ELFA president and CEO Ralph Petta said: “Despite showing a relatively healthy increase over February originations, March new business volume continued its decelerating trajectory when compared to the same period in the prior year.”

Uncertainty

According to Petta: “Headwinds continue to tamp down a pattern of consistent growth within the equipment finance sector, as US businesses are uncertain about the outlook for strong and consistent growth in the US economy. Credit quality appears mixed. While the monthly delinquency data is promising, the sharp increase in losses bears careful monitoring in the months ahead.”

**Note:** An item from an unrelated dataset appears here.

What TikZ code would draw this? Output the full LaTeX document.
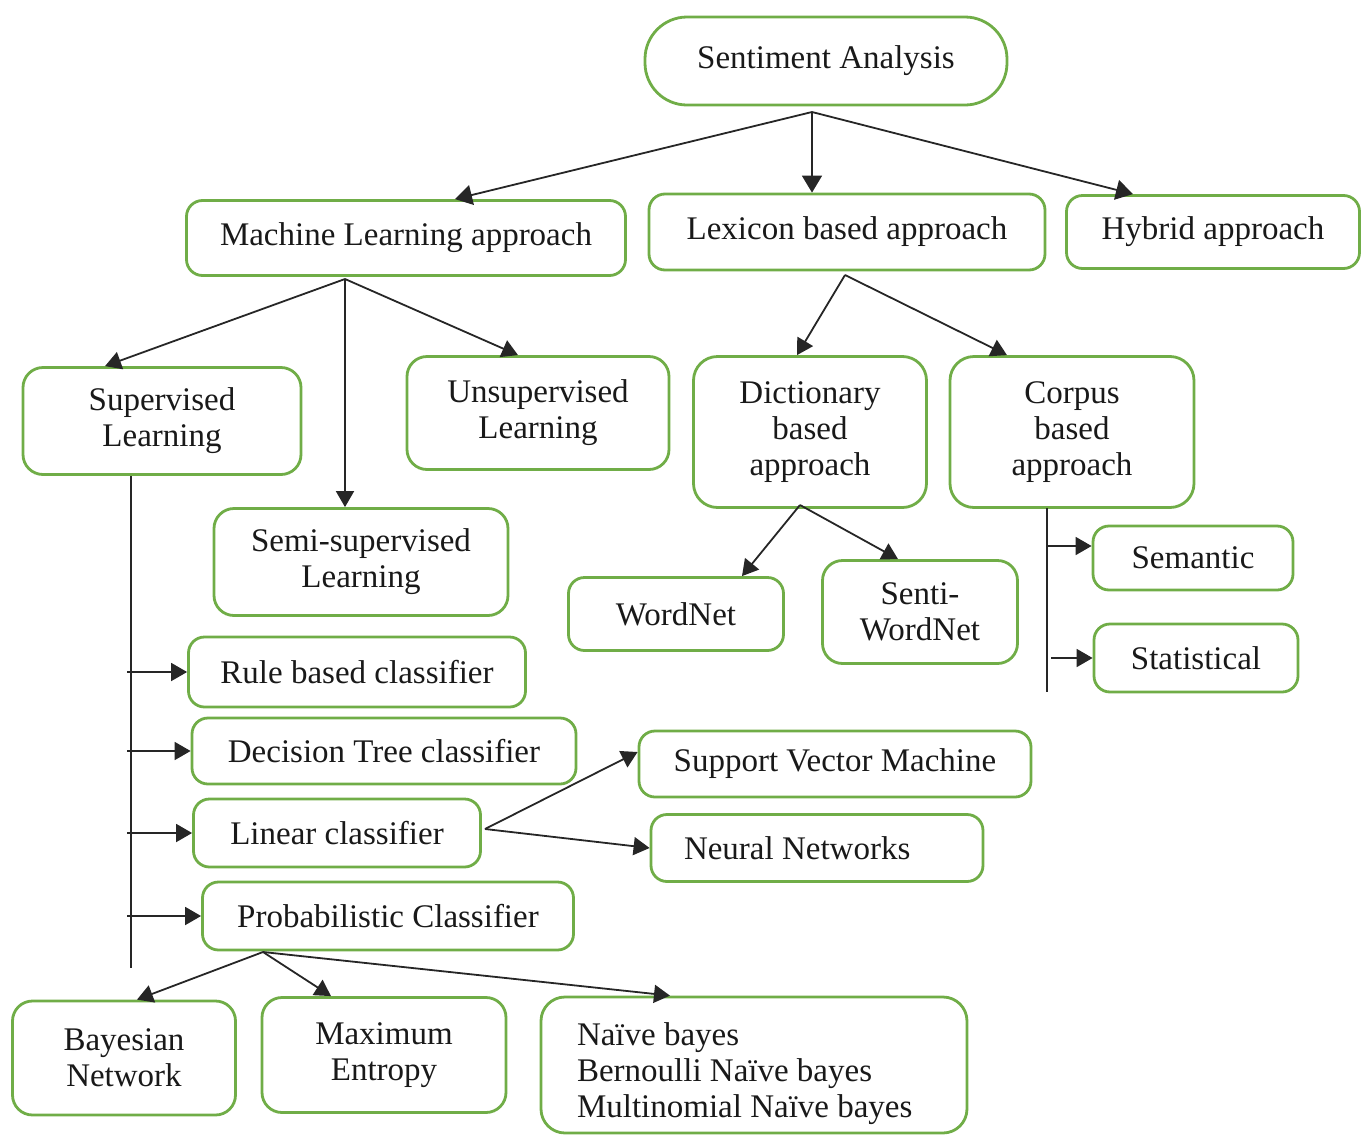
\documentclass[tikz,border=0pt]{standalone}
\usepackage{fontspec}
\setmainfont{Liberation Serif}
\usetikzlibrary{arrows.meta}
\definecolor{boxgreen}{RGB}{112,173,71}
\definecolor{txtgray}{RGB}{25,25,25}

\begin{document}
\begin{tikzpicture}[x=0.5pt,y=-0.5pt,>={Triangle[length=8pt,width=9pt]},
  box/.style={draw=boxgreen,line width=1.4pt,rounded corners=8pt,inner sep=2pt,align=center,
    text=txtgray,font=\fontsize{16.5}{18}\selectfont},
  link/.style={->,draw=black!85,line width=0.9pt},
  trunk/.style={draw=black!85,line width=0.9pt}]
  \useasboundingbox (0,0) rectangle (1362,1136);
  % top levels
  \node[box,minimum width=181pt,minimum height=44pt,rounded corners=21pt] (sa) at (826,61) {Sentiment Analysis};
  \node[box,minimum width=219.5pt,minimum height=37.5pt] (ml) at (406,238) {Machine Learning approach};
  \node[box,minimum width=198pt,minimum height=38pt] (lex) at (847,232) {Lexicon based approach};
  \node[box,minimum width=146.5pt,minimum height=36.5pt] (hyb) at (1213,232) {Hybrid approach};
  % learning types
  \node[box,minimum width=139pt,minimum height=53.5pt,rounded corners=10pt] (sup) at (162,421) {Supervised\\Learning};
  \node[box,minimum width=131pt,minimum height=56.5pt,rounded corners=10pt] (unsup) at (538,413) {Unsupervised\\Learning};
  \node[box,minimum width=147pt,minimum height=53.5pt,rounded corners=10pt] (semi) at (361,562) {Semi-supervised\\Learning};
  % lexicon branch
  \node[box,minimum width=116.5pt,minimum height=75.5pt,rounded corners=12pt] (dict) at (810,432) {Dictionary\\based\\approach};
  \node[box,minimum width=122pt,minimum height=75.5pt,rounded corners=12pt] (corp) at (1072,432) {Corpus\\based\\approach};
  \node[box,minimum width=107.5pt,minimum height=36.5pt] (wn) at (676,614) {WordNet};
  \node[box,minimum width=97.5pt,minimum height=51.5pt,rounded corners=10pt] (swn) at (920,612) {Senti-\\WordNet};
  \node[box,minimum width=100pt,minimum height=32pt] (sem) at (1193,558) {Semantic};
  \node[box,minimum width=102pt,minimum height=34pt] (stat) at (1196,658) {Statistical};
  % supervised classifiers
  \node[box,minimum width=168.5pt,minimum height=35pt] (rule) at (357,672) {Rule based classifier};
  \node[box,minimum width=192pt,minimum height=33pt] (dtree) at (384,751) {Decision Tree classifier};
  \node[box,minimum width=143.5pt,minimum height=34pt] (lin) at (337,833) {Linear classifier};
  \node[box,minimum width=196pt,minimum height=33pt] (svm) at (835,764) {Support Vector Machine};
  \node[box,text width=133pt,inner sep=16.5pt,inner ysep=0pt,align=flush left,minimum height=33.5pt] (nn) at (817,848) {Neural Networks};
  \node[box,minimum width=185.5pt,minimum height=34pt] (prob) at (388,916) {Probabilistic Classifier};
  \node[box,minimum width=111.5pt,minimum height=57pt,rounded corners=10pt] (bayes) at (124,1058) {Bayesian\\Network};
  \node[box,minimum width=122pt,minimum height=57.5pt,rounded corners=10pt] (maxent) at (384,1055) {Maximum\\Entropy};
  \node[box,text width=177pt,inner sep=18pt,inner ysep=0pt,align=flush left,minimum height=68pt,rounded corners=12pt] (nb) at (754,1065)
    {\rule{0pt}{20pt}Naïve bayes\\Bernoulli Naïve bayes\\Multinomial Naïve bayes};
  % junctions
  \coordinate (saj) at (812,112);
  \coordinate (mlj) at (345,279);
  \coordinate (lexj) at (845,275);
  \coordinate (dictj) at (800,505);
  \coordinate (linj) at (485,829);
  \coordinate (probj) at (263,952);
  \coordinate (supt) at (131,476);
  \coordinate (supb) at (131,968);
  \coordinate (corpt) at (1047,508);
  \coordinate (corpb) at (1047,692);
  % connectors
  \draw[link,>={Triangle[length=8.5pt,width=10pt]}] (saj) -- (ml.north -| 455,0);
  \draw[link,>={Triangle[length=8.5pt,width=10pt]}] (saj) -- (lex.north -| 812,0);
  \draw[link,>={Triangle[length=8.5pt,width=10pt]}] (saj) -- (hyb.north -| 1133,0);
  \draw[link] (mlj) -- (sup.north -| 105,0);
  \draw[link] (mlj) -- (semi.north -| 345,0);
  \draw[link] (mlj) -- (unsup.north -| 518,0);
  \draw[link] (lexj) -- (dict.north -| 797,0);
  \draw[link] (lexj) -- (corp.north -| 1007,0);
  \draw[link] (dictj) -- (wn.north -| 742,0);
  \draw[link] (dictj) -- (swn.north -| 898,0);
  \draw[trunk] (supt) -- (supb);
  \foreach \n in {rule,dtree,lin,prob}
    \draw[link] ([xshift=-2pt]supt |- \n.west) -- (\n.west);
  \draw[trunk] (corpt) -- (corpb);
  \draw[link] (corpt |- 0,546) -- (sem.west |- 0,546);
  \draw[link] ([xshift=2pt]corpt |- stat.west) -- (stat.west);
  \draw[link] (linj) -- (svm.west |- 0,752);
  \draw[link] (linj) -- (nn.west);
  \draw[link] (probj) -- (bayes.north -| 137,0);
  \draw[link] (probj) -- (maxent.north -| 331,0);
  \draw[link] (probj) -- (nb.north -| 670,0);
\end{tikzpicture}
\end{document}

Petta’s analysis chimed with the experiences of one of the survey respondents, Tony Golobic, chairman and CEO, GreatAmerica Financial Services, who said his company had experienced a moderate increase in overall commercial equipment finance volume for much of the previous 12 months, up by 13.5% over the same period of last year.

“However, our March growth slowed to 5.6% over March of 2015. Our new business backlog is pointing to continued growth for the foreseeable future. Uncertainty about the Fed’s thinking about interest rates, the election, and the Great Recession resonates with many,” he said.

“These factors are resulting in some reluctance to invest in new equipment. There is ample supply of capital and we’re seeing increased credit appetites by some in our industry. While we have seen a modest uptick in our own delinquency and charge-offs, our portfolio credit quality continues to be strong,” Golobic added.